How should we recognize the achievements of students like Kevin and help others pursue these kinds of opportunities?M: I think it’s about school culture. At BHS, there are often announcements in the morning about which sports teams won their games, but rarely do we hear about other types of accomplishments. I would like to see more celebrations of academic achievements, both to acknowledge the students who consistently do well and also to motivate students who may need a push to be more academically focused. For example, I would love to see all of our schools implement a special breakfast or pizza party in the fall and spring for the students who make honor roll. Additionally, I think there’s a role that the city government can play. Why is Worcester not sponsoring a special annual event for honor roll students? This year at Burncoat, I initiated our first ever College Decision Day Celebration, where the entire school participated in a pep rally celebrating seniors going off to college. Some US cities organize community-wide events to honor seniors and their post-secondary plans. They invite notable guest speakers, college cheerleaders and mascots, and even organize giant outdoor carnivals following the ceremonial gathering. Worcester could definitely do more.

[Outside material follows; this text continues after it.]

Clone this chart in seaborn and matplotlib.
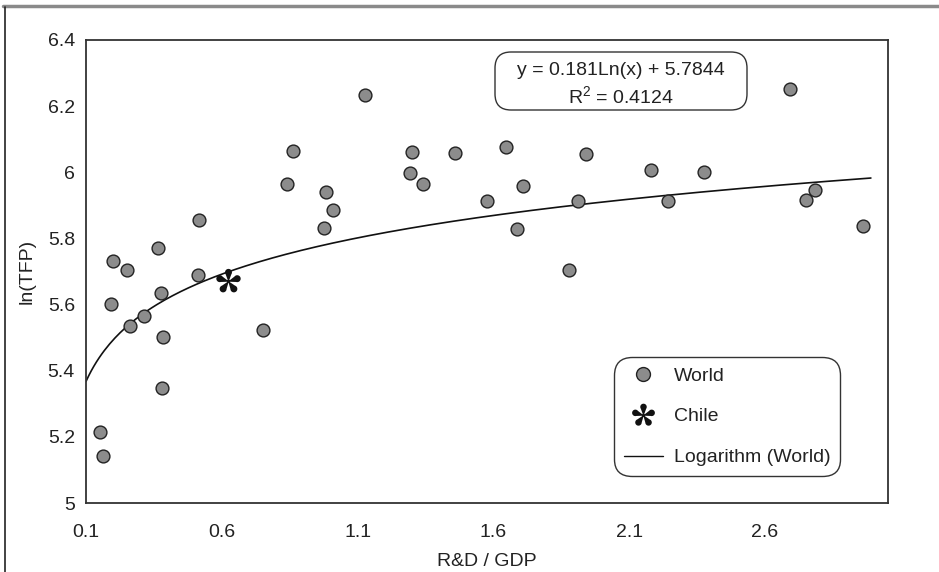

K: I think there are plenty of different things that my school, and the city as a whole, could do in order to recognize students’ academic successes. Every year, Burncoat High School has a “Sports’ Night,” an athletic awards night that is funded by our Booster Club. This is a night that every student at my school hears about, whether it be from the announcements or from a friend. I think we should have a night similar to Sports’ Night that focuses solely on highlighting the students who have excelled in any academic area. It would be like an Academic Banquet. Several of the other LEDA Scholars that I have spoken to have this ceremony at their school every year. In fact, they were surprised to hear that my school does not hold a similar event. There is no reason why we can’t organize events like that here. After all, students who see their peers’ hard work being celebrated will be inspired to emulate their work ethic. I definitely think it’s something the Worcester Public Schools should consider. Additionally, it is discouraging to see how schools are portrayed in the media. The last time my school was on the news was because of a gun incident. It’s unfortunate to see local media outlets shed such negative light on my school when there is so much more that doesn’t get noticed.